*TASK*: In the listing below, locate the lines that hold the string "picture". Copy those lines.
---------- ENTRIES PROVIDED
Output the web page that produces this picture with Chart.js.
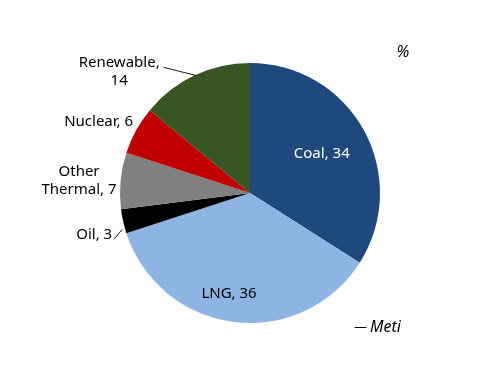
<!DOCTYPE html>
<html>
<head>
<meta charset="utf-8">
<script src="https://cdn.jsdelivr.net/npm/chart.js@4"></script>
<style>
  html, body { margin: 0; padding: 0; background: #fff; }
  #wrap { position: relative; width: 500px; height: 386px; }
</style>
</head>
<body>
<div id="wrap"><canvas id="pie" width="500" height="386"></canvas></div>
<script>
// data
var categories = ['Coal', 'LNG', 'Oil', 'Other Thermal', 'Nuclear', 'Renewable'];
var values = [34, 36, 3, 7, 6, 14];
var sliceColors = ['#1F497D', '#8DB4E2', '#000000', '#808080', '#C00000', '#375623'];

// label layout per slice: lines of text, where to put it
var labelLines = [
    ['Coal, 34'],
    ['LNG, 36'],
    ['Oil, 3'],
    ['Other', 'Thermal, 7'],
    ['Nuclear, 6'],
    ['Renewable,', '14']
];
// dx/dy: text anchor (right edge, vertical middle) relative to the slice's outer mid point
// lead: leader line from the slice edge (l0) to the text (l1)
var labelStyle = [
    {inside: true, k: 0.63, color: '#ffffff'},
    {inside: true, k: 0.79, da: 0.08, color: '#000000'},
    {inside: false, dx: -11, dy: 13, lead: [[-1, 8], [-9, 18]], color: '#000000'},
    {inside: false, dx: -4, dy: 0, color: '#000000'},
    {inside: false, dx: -3, dy: -9, color: '#000000'},
    {inside: false, dx: -35, dy: -4, lead: [[1, 0], [-31, -8]], color: '#000000'}
];

var FONT = '"Noto Sans", sans-serif';

var labelPlugin = {
    id: 'sliceLabels',
    afterDatasetsDraw: function(chart) {
        var ctx = chart.ctx;
        var meta = chart.getDatasetMeta(0);
        ctx.save();
        ctx.font = '15px ' + FONT;
        ctx.textBaseline = 'middle';
        var lh = 18;
        meta.data.forEach(function(arc, i) {
            var st = labelStyle[i];
            var mid = (arc.startAngle + arc.endAngle) / 2 + (st.da || 0);
            var r = arc.outerRadius;
            var lines = labelLines[i];
            ctx.fillStyle = st.color;
            if (st.inside) {
                var x = arc.x + Math.cos(mid) * r * st.k;
                var y = arc.y + Math.sin(mid) * r * st.k;
                ctx.textAlign = 'center';
                lines.forEach(function(t, j) {
                    ctx.fillText(t, x, y + (j - (lines.length - 1) / 2) * lh);
                });
                return;
            }
            var ox = arc.x + Math.cos(mid) * r;
            var oy = arc.y + Math.sin(mid) * r;
            if (st.lead) {
                ctx.strokeStyle = '#000000';
                ctx.lineWidth = 0.9;
                ctx.beginPath();
                ctx.moveTo(ox + st.lead[0][0], oy + st.lead[0][1]);
                ctx.lineTo(ox + st.lead[1][0], oy + st.lead[1][1]);
                ctx.stroke();
            }
            var tx = ox + st.dx;
            var ty = oy + st.dy;
            var w = 0;
            lines.forEach(function(t) { w = Math.max(w, ctx.measureText(t).width); });
            ctx.textAlign = 'center';
            var top = ty - (lines.length - 1) / 2 * lh;
            if (lines.length > 1 && st.lead) top = ty - 9; // first line sits at the leader
            lines.forEach(function(t, j) {
                ctx.fillText(t, tx - w / 2, top + j * lh);
            });
        });
        // unit and source notes
        ctx.font = 'italic 16px ' + FONT;
        ctx.textAlign = 'center';
        ctx.fillText('%', 403, 52);
        ctx.textAlign = 'left';
        ctx.fillText('Meti', 370, 327);
        ctx.font = '13px ' + FONT;
        ctx.fillText('\u2014', 354, 327);
        ctx.restore();
    }
};

var ctx = document.getElementById('pie').getContext('2d');
var chart = new Chart(ctx, {
    type: 'pie',
    data: {
        labels: categories,
        datasets: [{
            data: values,
            backgroundColor: sliceColors,
            borderWidth: 0
        }]
    },
    options: {
        responsive: false,
        animation: false,
        layout: {padding: {left: 120, right: 120, top: 63, bottom: 63}},
        plugins: {
            legend: {display: false},
            tooltip: {enabled: false}
        }
    },
    plugins: [labelPlugin]
});
</script>
</body>
</html>
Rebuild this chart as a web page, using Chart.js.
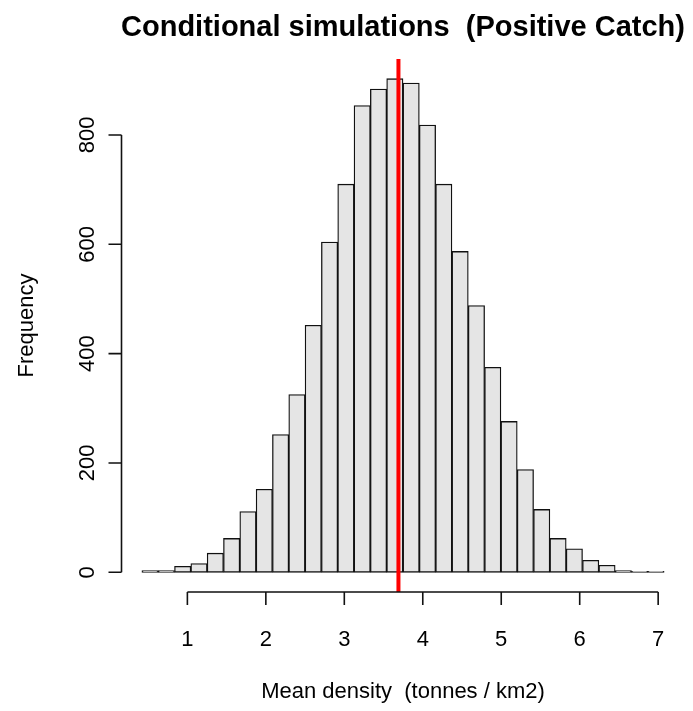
<!DOCTYPE html>
<html>
<head>
<meta charset="utf-8">
<title>Conditional simulations (Positive Catch)</title>
<script src="https://cdn.jsdelivr.net/npm/chart.js@4/dist/chart.umd.min.js"></script>
<style>
  html, body { margin: 0; padding: 0; background: #fff; }
  #wrap { width: 693px; height: 711px; }
</style>
</head>
<body>
<div id="wrap"><canvas id="histChart" width="693" height="711"></canvas></div>
<script>
// histogram bins (R hist), counts
const binStart = 0.42;
const binWidth = 0.208;
const binCounts = [3, 3, 11, 16, 35, 62, 111, 152, 252, 325, 452, 604, 710, 854, 884, 903,
                   895, 818, 710, 587, 488, 375, 276, 188, 115, 62, 43, 22, 13, 3, 2, 2];
const meanDensity = 3.69;

const xTicks = [1, 2, 3, 4, 5, 6, 7];
const yTicks = [0, 200, 400, 600, 800];
const xRange = [0.154, 7.342];
const yRange = [-36, 939];

const titleText = "Conditional simulations  (Positive Catch)";
const xLabel = "Mean density  (tonnes / km2)";
const yLabel = "Frequency";

const FONT = "'Liberation Sans', Arial, Helvetica, sans-serif";

const barData = binCounts.map((c, i) => ({ x: binStart + binWidth * (i + 0.5), y: c }));

// R style axes drawn from the chart scales
const rAxes = {
  id: "rAxes",
  afterDraw(chart) {
    const ctx = chart.ctx;
    const xs = chart.scales.x, ys = chart.scales.y;
    const area = chart.chartArea;
    const tick = 13;
    ctx.save();
    ctx.strokeStyle = "#111";
    ctx.fillStyle = "#000";
    ctx.lineWidth = 1.6;

    // y axis
    const ax = Math.round(area.left) + 0.5;
    ctx.beginPath();
    ctx.moveTo(ax, ys.getPixelForValue(yTicks[0]));
    ctx.lineTo(ax, ys.getPixelForValue(yTicks[yTicks.length - 1]));
    yTicks.forEach(v => {
      const p = ys.getPixelForValue(v);
      ctx.moveTo(ax, p);
      ctx.lineTo(ax - tick, p);
    });
    ctx.stroke();
    ctx.font = "22px " + FONT;
    ctx.textAlign = "center";
    ctx.textBaseline = "middle";
    yTicks.forEach(v => {
      ctx.save();
      ctx.translate(88, ys.getPixelForValue(v));
      ctx.rotate(-Math.PI / 2);
      ctx.fillText(String(v), 0, 0);
      ctx.restore();
    });

    // x axis
    const ay = area.bottom;
    ctx.beginPath();
    ctx.moveTo(xs.getPixelForValue(xTicks[0]), ay);
    ctx.lineTo(xs.getPixelForValue(xTicks[xTicks.length - 1]), ay);
    xTicks.forEach(v => {
      const p = xs.getPixelForValue(v);
      ctx.moveTo(p, ay);
      ctx.lineTo(p, ay + tick);
    });
    ctx.stroke();
    xTicks.forEach(v => {
      ctx.fillText(String(v), xs.getPixelForValue(v), 640);
    });

    // labels
    const cx = (area.left + area.right) / 2;
    const cy = (area.top + area.bottom) / 2;
    ctx.fillText(xLabel, cx, 692);
    ctx.save();
    ctx.translate(27, cy);
    ctx.rotate(-Math.PI / 2);
    ctx.fillText(yLabel, 0, 0);
    ctx.restore();

    ctx.font = "bold 29px " + FONT;
    ctx.fillText(titleText, cx, 28);
    ctx.restore();
  }
};

new Chart(document.getElementById("histChart"), {
  type: "bar",
  data: {
    datasets: [
      {
        type: "bar",
        data: barData,
        backgroundColor: "#e5e5e5",
        borderColor: "#111",
        borderWidth: 1.3,
        borderSkipped: false,
        barPercentage: 1,
        categoryPercentage: 1,
        order: 2
      },
      {
        type: "line",
        data: [{ x: meanDensity, y: yRange[0] }, { x: meanDensity, y: yRange[1] }],
        borderColor: "#ff0000",
        borderWidth: 4,
        pointRadius: 0,
        fill: false,
        order: 1
      }
    ]
  },
  options: {
    responsive: false,
    animation: false,
    devicePixelRatio: 1,
    layout: { padding: { left: 121, right: 8, top: 59, bottom: 119 } },
    plugins: { legend: { display: false }, title: { display: false }, tooltip: { enabled: false } },
    scales: {
      x: { type: "linear", min: xRange[0], max: xRange[1], offset: false, display: false },
      y: { type: "linear", min: yRange[0], max: yRange[1], display: false }
    }
  },
  plugins: [rAxes]
});
</script>
</body>
</html>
--------------------
*RESULT BELOW*:
Output the web page that produces this picture with Chart.js.

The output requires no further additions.